Rationally, I know that’s not my problem. If my very presence offends them or makes them uncomfortable, there’s little I can do about it. And it’s likely that their reaction is neither — perhaps, for example, they respect me more for being a radio reporter at my age. Still, I can’t shake the feeling that they’ve stopped taking me seriously, because they see me as their child’s peer. Or that they think I’m an overachiever, which still carries the sting of being singled out in grade school for getting high grades on exams. Or that they resent me, seeing me as an entitled 20-something with little experience acting like I know what I’m doing.
(It doesn’t help that the general public has no concept of what young women are supposed to look like, and most people assume we are all younger than we are. This doesn’t just happen to me — almost all of my girlfriends, from age 22 to 29, have been mistaken for teenagers recently. Youth is wasted on the young, maybe, but I find this kind of thing annoying.)
So how old am I, you ask? I’ve spent the better portion of my first year in Nashville trying to come up with ways to avoid answering the question.
“How old are you?” a coworker asked once. “You can’t ask a lady her age!” I joked.
“You don’t look old enough to be working!” one woman told me recently. “That is so sweet of you!” I replied.
And then, this past week, I celebrated my birthday. Let me tell you, I love birthdays.
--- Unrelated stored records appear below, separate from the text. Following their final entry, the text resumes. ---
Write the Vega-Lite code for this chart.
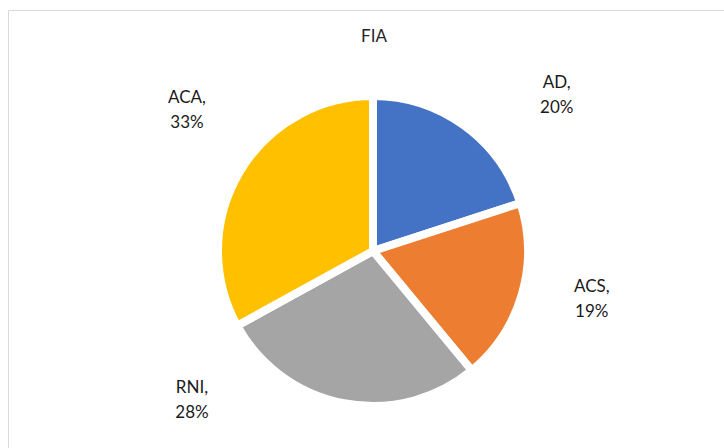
{
  "$schema": "https://vega.github.io/schema/vega-lite/v6.json",
  "width": 716,
  "height": 438,
  "autosize": {"type": "none"},
  "padding": {"left": 8, "top": 10, "right": 0, "bottom": 0},
  "background": "white",
  "config": {"view": {"stroke": "#D9D9D9", "strokeWidth": 1}},
  "title": {"text": "FIA", "offset": -36, "dx": 8, "font": "Lato", "fontSize": 17, "fontWeight": "normal", "color": "#262626", "anchor": "middle"},
  "data": {
    "values": [
      {"cat": "AD", "value": 20, "order": 1},
      {"cat": "ACS", "value": 19, "order": 2},
      {"cat": "RNI", "value": 28, "order": 3},
      {"cat": "ACA", "value": 33, "order": 4}
    ]
  },
  "transform": [
    {"calculate": "datum.cat + ',\\n' + datum.value + '%'", "as": "label"}
  ],
  "encoding": {
    "theta": {"field": "value", "type": "quantitative", "stack": true},
    "order": {"field": "order", "type": "quantitative"},
    "x": {"value": 365},
    "y": {"value": 241}
  },
  "layer": [
    {
      "mark": {"type": "arc", "outerRadius": 155, "stroke": "white", "strokeWidth": 8},
      "encoding": {
        "color": {
          "field": "cat",
          "type": "nominal",
          "scale": {"domain": ["AD", "ACS", "RNI", "ACA"], "range": ["#4472C4", "#ED7D31", "#A5A5A5", "#FFC000"]},
          "legend": null
        }
      }
    },
    {
      "mark": {
        "type": "text",
        "font": "Lato",
        "fontSize": 17,
        "lineBreak": "\n",
        "lineHeight": 25,
        "align": "center",
        "baseline": "middle",
        "dy": -12.5,
        "color": "#1a1a1a",
        "thetaOffset": {"expr": "datum.cat === 'AD' ? 0.239 : datum.cat === 'ACS' ? -0.066 : datum.cat === 'RNI' ? 0.691 : 0.112"},
        "radiusOffset": {"expr": "datum.cat === 'AD' ? 8 : datum.cat === 'ACS' ? -9 : datum.cat === 'RNI' ? 2 : 0"}
      },
      "encoding": {
        "radius": {"value": 233},
        "text": {"field": "label"}
      }
    }
  ]
}
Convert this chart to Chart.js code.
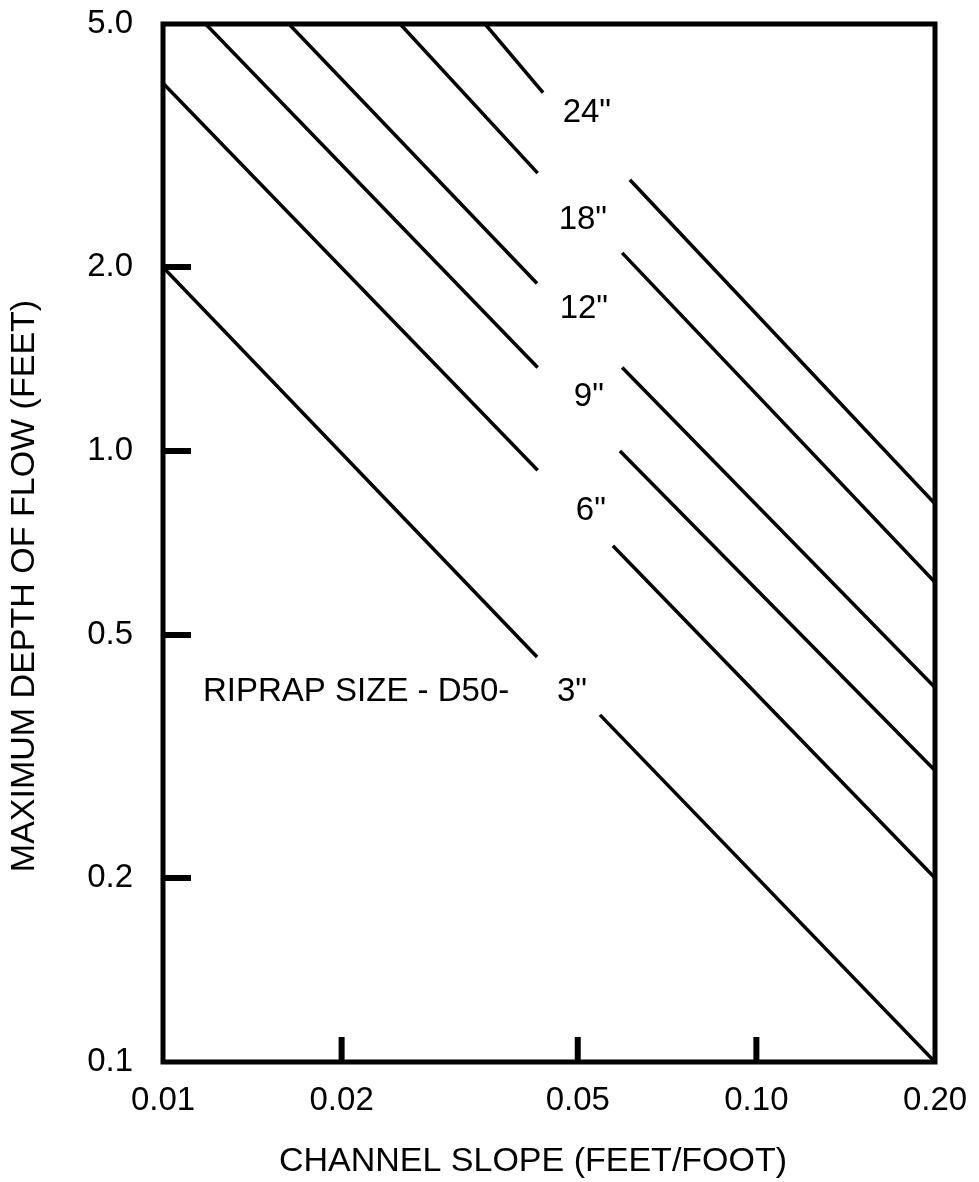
<!DOCTYPE html>
<html lang="en">
<head>
<meta charset="UTF-8">
<title>Riprap size - depth of flow vs channel slope</title>
<script src="https://cdn.jsdelivr.net/npm/chart.js"></script>
<style>
  body { margin: 0; background: #fff; }
  #wrap { width: 979px; height: 1182px; }
</style>
</head>
<body>
<div id="wrap"><canvas id="riprap"></canvas></div>
<script>
// riprap D50 sizes, one straight line each, broken where the size label sits
var sizes = ['3"', '6"', '9"', '12"', '18"', '24"'];

// part left of the labels (slope, depth)
var leftSlope = [[0.01, 0.0427], [0.01, 0.0428], [0.0118, 0.0428], [0.0163, 0.0427], [0.0251, 0.0428], [0.0349, 0.0437]];
var leftDepth = [[2.0, 0.46], [4.0, 0.93], [5.0, 1.37], [5.0, 1.88], [5.0, 2.85], [5.0, 3.86]];
// part right of the labels
var rightSlope = [[0.0545, 0.2], [0.0573, 0.2], [0.0589, 0.2], [0.0594, 0.2], [0.0594, 0.2], [0.0612, 0.2]];
var rightDepth = [[0.37, 0.10], [0.70, 0.20], [1.00, 0.30], [1.37, 0.41], [2.11, 0.61], [2.78, 0.82]];

// where the size labels sit (slope, depth)
var labelSlope = [0.0489, 0.0526, 0.0522, 0.0512, 0.0510, 0.0518];
var labelDepth = [0.403, 0.798, 1.226, 1.708, 2.388, 3.574];
var noteText = 'RIPRAP SIZE - D50-';
var noteAt = [0.01168, 0.403];

var xTicks = [0.01, 0.02, 0.05, 0.10, 0.20];
var xTickLabels = ['0.01', '0.02', '0.05', '0.10', '0.20'];
var yTicks = [0.1, 0.2, 0.5, 1.0, 2.0, 5.0];
var yTickLabels = ['0.1', '0.2', '0.5', '1.0', '2.0', '5.0'];

var xTitle = 'CHANNEL SLOPE (FEET/FOOT)';
var yTitle = 'MAXIMUM DEPTH OF FLOW (FEET)';

var FONT = '"Liberation Sans", Arial, sans-serif';

var datasets = [];
for (var i = 0; i < sizes.length; i++) {
    var parts = [[leftSlope[i], leftDepth[i]], [rightSlope[i], rightDepth[i]]];
    parts.forEach(function (p) {
        datasets.push({
            label: sizes[i],
            data: p[0].map(function (x, k) { return { x: x, y: p[1][k] }; }),
            borderColor: '#000',
            borderWidth: 3.5,
            pointRadius: 0,
            tension: 0,
            fill: false
        });
    });
}

// frame, inside tick marks, labels and axis titles
var frame = {
    id: 'frame',
    afterDatasetsDraw: function (chart) {
        var ctx = chart.ctx, a = chart.chartArea;
        var xs = chart.scales.x, ys = chart.scales.y;
        ctx.save();
        ctx.strokeStyle = '#000';
        ctx.lineWidth = 5;
        ctx.strokeRect(a.left, a.top, a.right - a.left, a.bottom - a.top);

        ctx.lineWidth = 6;
        ctx.beginPath();
        yTicks.slice(1, -1).forEach(function (v) {
            var p = ys.getPixelForValue(v);
            ctx.moveTo(a.left, p);
            ctx.lineTo(a.left + 28, p);
        });
        xTicks.slice(1, -1).forEach(function (v) {
            var p = xs.getPixelForValue(v);
            ctx.moveTo(p, a.bottom);
            ctx.lineTo(p, a.bottom - 25);
        });
        ctx.stroke();

        ctx.fillStyle = '#000';
        ctx.font = '33px ' + FONT;
        ctx.textBaseline = 'middle';
        ctx.textAlign = 'center';
        sizes.forEach(function (s, i) {
            ctx.fillText(s, xs.getPixelForValue(labelSlope[i]), ys.getPixelForValue(labelDepth[i]));
        });
        ctx.textAlign = 'left';
        ctx.fillText(noteText, xs.getPixelForValue(noteAt[0]), ys.getPixelForValue(noteAt[1]));

        ctx.font = '34px ' + FONT;
        ctx.textAlign = 'center';
        ctx.fillText(xTitle, 533, 1162);
        ctx.translate(25, 586);
        ctx.rotate(-Math.PI / 2);
        ctx.fillText(yTitle, 0, 0);
        ctx.restore();
    }
};

new Chart(document.getElementById('riprap'), {
    type: 'line',
    data: { datasets: datasets },
    options: {
        responsive: true,
        maintainAspectRatio: false,
        animation: false,
        layout: { padding: { left: 0, top: 24, right: 44, bottom: 0 } },
        plugins: { legend: { display: false }, tooltip: { enabled: false } },
        scales: {
            x: {
                type: 'logarithmic',
                min: 0.01,
                max: 0.2,
                grid: { display: false, drawTicks: false },
                border: { display: false },
                afterBuildTicks: function (s) { s.ticks = xTicks.map(function (v) { return { value: v }; }); },
                afterFit: function (s) {
                    s.height = 120;
                    s.paddingLeft = 0;
                    s.paddingRight = 0;
                },
                ticks: {
                    autoSkip: false,
                    maxRotation: 0,
                    padding: 19,
                    color: '#000',
                    font: { family: FONT, size: 33 },
                    callback: function (v) { return xTickLabels[xTicks.indexOf(v)]; }
                }
            },
            y: {
                type: 'logarithmic',
                min: 0.1,
                max: 5,
                grid: { display: false, drawTicks: false },
                border: { display: false },
                afterBuildTicks: function (s) { s.ticks = yTicks.map(function (v) { return { value: v }; }); },
                afterFit: function (s) {
                    s.width = 163;
                    s.paddingTop = 0;
                    s.paddingBottom = 0;
                },
                ticks: {
                    autoSkip: false,
                    padding: 30,
                    color: '#000',
                    font: { family: FONT, size: 33 },
                    callback: function (v) { return yTickLabels[yTicks.indexOf(v)]; }
                }
            }
        }
    },
    plugins: [frame]
});
</script>
</body>
</html>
As I contemplated ways to tell people it was my birthday without telling them how old I was turning, I realized: This is stupid. Why shouldn’t adults get used to the idea that young people exist, and will always continue to exist, in their professional circles? Why can’t I break the myth for young women?
So here it is: This past week, I turned 24. Yes, that means I was born in the ’90s. I wasn’t able to walk when the USSR fell. My earliest memory of a major news event was the O.J. Simpson trial. I got my first email address in grade school. I was in fifth grade on 9/11. Go on, reread this paragraph in shock. Shake your head. Get it all out here.
And if you read this and respect me less, so be it. I’m proud of what I accomplished, and I’m proud of what my peers are accomplishing. Eventually, you’ll stop making that mistake.
I’ve been a great beneficiary of your achievements in the years that I’ve known you. I was a “young” achiever back in the day myself. Still going at 55. I finally started wearing my high school class ring again. It used to be a marker of how “young” I was with that Class of ’77 showing. But, hey, it still fits and is so shiny from its long years tucked away in the jewelry box. “Let no on despise your youth,” Emily!
And Happy Birthday!
Me again with a correction of my typo: “Let no one despise your youth!”
I love this! I’m glad the ring still fits.
Be young & proud! Be old & proud! And always carry your ID 😉
I always enjoy your reporting on WPLN. Okay, you are 25? So what? BY 27 1/2 Jim Morrison recorded 7 albums with the Doors, authored 3 books of poetry, made two films, and played 150+ concerts of which 40 were recorded. You ask who is Jim Morrison? Well you have to be between 55 and 70 to really know! Many people have lot’s of success early, so don’t mind the haters. Arthur Rimbaud wrote all his poetry by age 19 and 200+ years later we are still reading it.